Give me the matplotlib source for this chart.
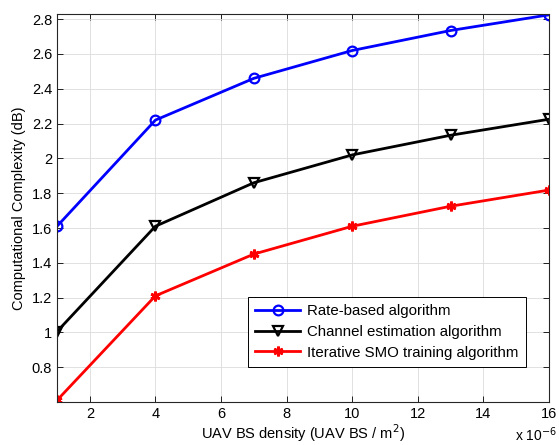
import matplotlib.pyplot as plt

plt.rcParams['font.family'] = ['Liberation Sans', 'DejaVu Sans']

# ============ Data ============
density = [1, 4, 7, 10, 13, 16]
rate_based = [1.61, 2.22, 2.46, 2.62, 2.735, 2.825]
channel_est = [1.005, 1.61, 1.86, 2.02, 2.133, 2.225]
smo_training = [0.61, 1.21, 1.45, 1.61, 1.725, 1.818]

labels = ["Rate-based algorithm", "Channel estimation algorithm",
          "Iterative SMO training algorithm"]
xticks = [2, 4, 6, 8, 10, 12, 14, 16]
yticks = [0.8, 1.0, 1.2, 1.4, 1.6, 1.8, 2.0, 2.2, 2.4, 2.6, 2.8]
ytick_labels = ["0.8", "1", "1.2", "1.4", "1.6", "1.8", "2", "2.2", "2.4", "2.6", "2.8"]

# ============ Plot ============
fig = plt.figure(figsize=(5.59, 4.45), dpi=100)
ax = fig.add_axes([0.102, 0.0966, 0.880, 0.872])

ax.plot(density, rate_based, color='blue', lw=2, marker='o', ms=7,
        mfc='none', mew=1.6, label=labels[0])
ax.plot(density, channel_est, color='black', lw=2, marker='v', ms=7,
        mfc='none', mew=1.6, label=labels[1])
ax.plot(density, smo_training, color='red', lw=2, marker=(6, 2, 0), ms=7,
        mew=2, label=labels[2])

ax.set_xlim(1, 16)
ax.set_ylim(0.6, 2.83)
ax.set_xticks(xticks)
ax.set_yticks(yticks)
ax.set_yticklabels(ytick_labels)
ax.tick_params(direction='in', top=True, right=True, labelsize=10.5,
               length=4, width=0.6)
for s in ax.spines.values():
    s.set_linewidth(0.8)
    s.set_color('#262626')
ax.grid(True, color='#dcdcdc', lw=0.6)
ax.set_axisbelow(True)

ax.set_xlabel("UAV BS density (UAV BS / m$^2$)", fontsize=10.5, labelpad=1)
ax.set_ylabel("Computational Complexity (dB)", fontsize=10.5, labelpad=4)
fig.text(0.922, 0.008, r"x 10$^{-6}$", fontsize=10)

leg = ax.legend(loc='lower right', bbox_to_anchor=(0.953, 0.090),
                fancybox=False, edgecolor='black', framealpha=1,
                fontsize=10.8, handlelength=3.0, borderpad=0.5,
                labelspacing=0.45, handletextpad=0.45, borderaxespad=0)
leg.get_frame().set_linewidth(0.7)

fig.savefig("out.png", dpi=100)
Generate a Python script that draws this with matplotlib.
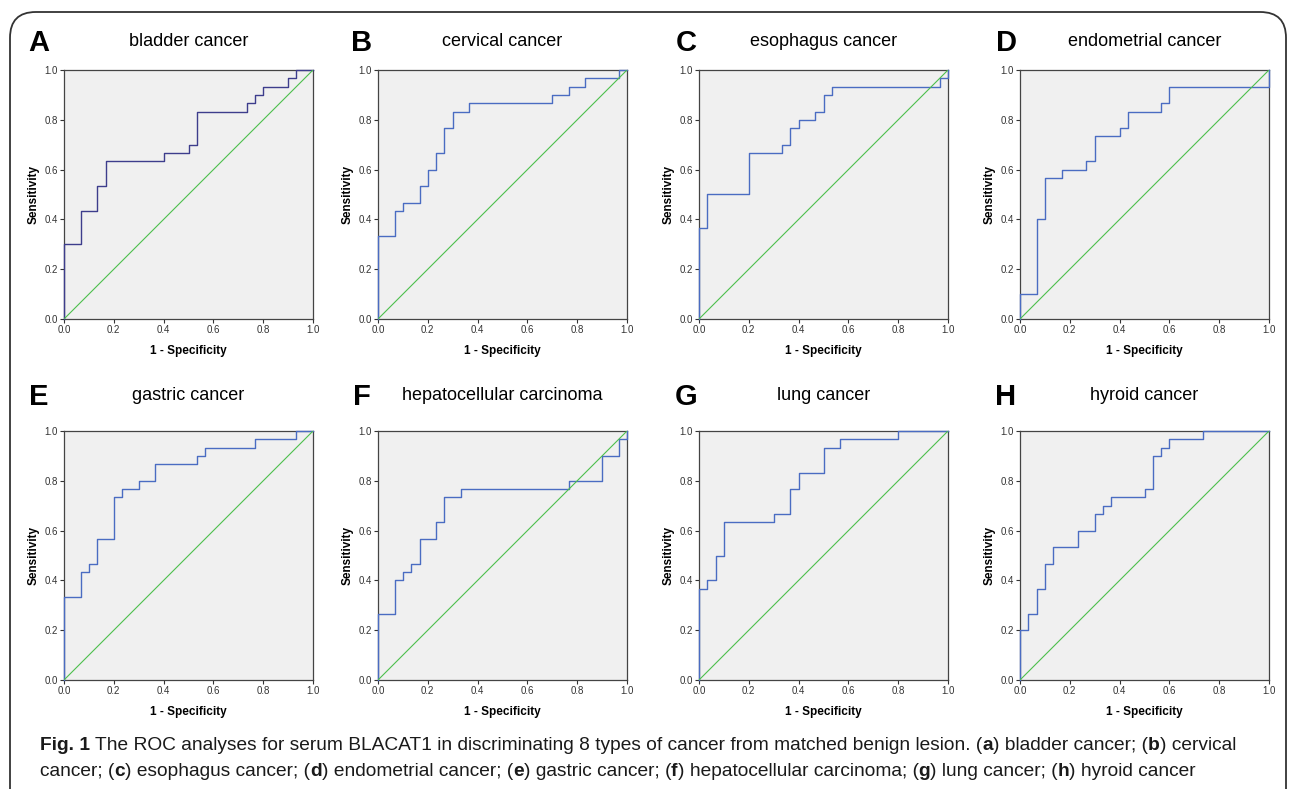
import matplotlib
matplotlib.use("Agg")
import matplotlib.pyplot as plt
from matplotlib.patches import FancyBboxPatch

plt.rcParams['font.family'] = ['Liberation Sans', 'DejaVu Sans']

# ROC step points (1 - specificity, sensitivity)
letters = ["A", "B", "C", "D", "E", "F", "G", "H"]
titles = ["bladder cancer", "cervical cancer", "esophagus cancer", "endometrial cancer",
          "gastric cancer", "hepatocellular carcinoma", "lung cancer", "hyroid cancer"]

fpr_a = [0, 0, 0.067, 0.133, 0.167, 0.4, 0.5, 0.533, 0.733, 0.767, 0.8, 0.9, 0.933, 1.0]
tpr_a = [0, 0.3, 0.433, 0.533, 0.633, 0.667, 0.7, 0.833, 0.867, 0.9, 0.933, 0.967, 1.0, 1.0]

fpr_b = [0, 0, 0.067, 0.1, 0.167, 0.2, 0.233, 0.267, 0.3, 0.367, 0.7, 0.767, 0.833, 0.967, 1.0]
tpr_b = [0, 0.333, 0.433, 0.467, 0.533, 0.6, 0.667, 0.767, 0.833, 0.867, 0.9, 0.933, 0.967, 1.0, 1.0]

fpr_c = [0, 0, 0.033, 0.2, 0.333, 0.367, 0.4, 0.467, 0.5, 0.533, 0.967, 1.0]
tpr_c = [0, 0.367, 0.5, 0.667, 0.7, 0.767, 0.8, 0.833, 0.9, 0.933, 0.967, 1.0]

fpr_d = [0, 0, 0.067, 0.1, 0.167, 0.267, 0.3, 0.4, 0.433, 0.567, 0.6, 1.0]
tpr_d = [0, 0.1, 0.4, 0.567, 0.6, 0.633, 0.733, 0.767, 0.833, 0.867, 0.933, 1.0]

fpr_e = [0, 0, 0.067, 0.1, 0.133, 0.2, 0.233, 0.3, 0.367, 0.533, 0.567, 0.767, 0.933, 1.0]
tpr_e = [0, 0.333, 0.433, 0.467, 0.567, 0.733, 0.767, 0.8, 0.867, 0.9, 0.933, 0.967, 1.0, 1.0]

fpr_f = [0, 0, 0.067, 0.1, 0.133, 0.167, 0.233, 0.267, 0.333, 0.767, 0.9, 0.967, 1.0]
tpr_f = [0, 0.267, 0.4, 0.433, 0.467, 0.567, 0.633, 0.733, 0.767, 0.8, 0.9, 0.967, 1.0]

fpr_g = [0, 0, 0.033, 0.067, 0.1, 0.3, 0.367, 0.4, 0.5, 0.567, 0.8, 1.0]
tpr_g = [0, 0.367, 0.4, 0.5, 0.633, 0.667, 0.767, 0.833, 0.933, 0.967, 1.0, 1.0]

fpr_h = [0, 0, 0.033, 0.067, 0.1, 0.133, 0.233, 0.3, 0.333, 0.367, 0.5, 0.533, 0.567, 0.6, 0.733, 1.0]
tpr_h = [0, 0.2, 0.267, 0.367, 0.467, 0.533, 0.6, 0.667, 0.7, 0.733, 0.767, 0.9, 0.933, 0.967, 1.0, 1.0]

fprs = [fpr_a, fpr_b, fpr_c, fpr_d, fpr_e, fpr_f, fpr_g, fpr_h]
tprs = [tpr_a, tpr_b, tpr_c, tpr_d, tpr_e, tpr_f, tpr_g, tpr_h]
ref_line = [0, 1]
ticks = [0.0, 0.2, 0.4, 0.6, 0.8, 1.0]

W, H = 1290, 789
fig = plt.figure(figsize=(W / 100, H / 100), dpi=100)

# rounded frame around the whole figure
frame = FancyBboxPatch((10 / W, -0.05), 1276 / W, 1 - 12 / H + 0.05,
                       boxstyle="round,pad=0,rounding_size=0.02",
                       transform=fig.transFigure, fill=False,
                       edgecolor="#333333", linewidth=1.3, mutation_aspect=W / H)
fig.patches.append(frame)

lefts = [64, 378, 699, 1020]
bottoms = [319, 680]
size = 249
letter_x = [39, 362, 686, 1006]
letter_y = [43, 397]
title_y = [41, 395]

for i in range(8):
    row, col = divmod(i, 4)
    ax = fig.add_axes([lefts[col] / W, 1 - bottoms[row] / H, size / W, size / H])
    ax.set_facecolor("#f0f0f0")
    color = "#3d3d8c" if i == 0 else "#4a6cc2"
    ax.plot(fprs[i], tprs[i], drawstyle="steps-post", color=color, lw=1.0,
            clip_on=False, zorder=3)
    ax.plot(ref_line, ref_line, color="#4cbf4c", lw=0.8, zorder=4)
    ax.set_xlim(0, 1)
    ax.set_ylim(0, 1)
    ax.set_xticks(ticks)
    ax.set_yticks(ticks)
    ax.set_xticklabels([f"{t:.1f}" for t in ticks])
    ax.set_yticklabels([f"{t:.1f}" for t in ticks])
    ax.tick_params(length=3, width=0.8, labelsize=7, colors="#333333", pad=1.5)
    for s in ax.spines.values():
        s.set_color("#444444")
        s.set_linewidth(0.9)
    ax.set_xlabel("1 - Specificity", fontsize=8.5, fontweight="bold", labelpad=7)
    ax.set_ylabel("Sensitivity", fontsize=8.5, fontweight="bold", labelpad=3)

    cx = (lefts[col] + size / 2) / W
    fig.text(cx, 1 - title_y[row] / H, titles[i], fontsize=13, ha="center", va="center")
    fig.text(letter_x[col] / W, 1 - letter_y[row] / H, letters[i], fontsize=21,
             fontweight="bold", ha="center", va="center")

# caption with bold parts
cap_font = ['Liberation Sans', 'DejaVu Sans']
line1 = [("Fig. 1", True),
         (" The ROC analyses for serum BLACAT1 in discriminating 8 types of cancer from matched benign lesion. (", False),
         ("a", True), (") bladder cancer; (", False), ("b", True), (") cervical", False)]
line2 = [("cancer; (", False), ("c", True), (") esophagus cancer; (", False), ("d", True),
         (") endometrial cancer; (", False), ("e", True), (") gastric cancer; (", False),
         ("f", True), (") hepatocellular carcinoma; (", False), ("g", True),
         (") lung cancer; (", False), ("h", True), (") hyroid cancer", False)]

renderer = fig.canvas.get_renderer()
for line, y in [(line1, 746), (line2, 771)]:
    x = 40 / W
    for txt, bold in line:
        t = fig.text(x, 1 - y / H, txt, fontsize=13.8, family=cap_font,
                     fontweight="bold" if bold else "normal",
                     color="#1a1a1a", ha="left", va="center")
        x += t.get_window_extent(renderer).width / W

fig.savefig("out.png", dpi=100)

#### PROBLEM TO WORK ON
Review the material and copy each line in which the word "this" appears.

#### TASK ANSWER
Give me the matplotlib source for this chart.
Generate a Python script that draws this with matplotlib.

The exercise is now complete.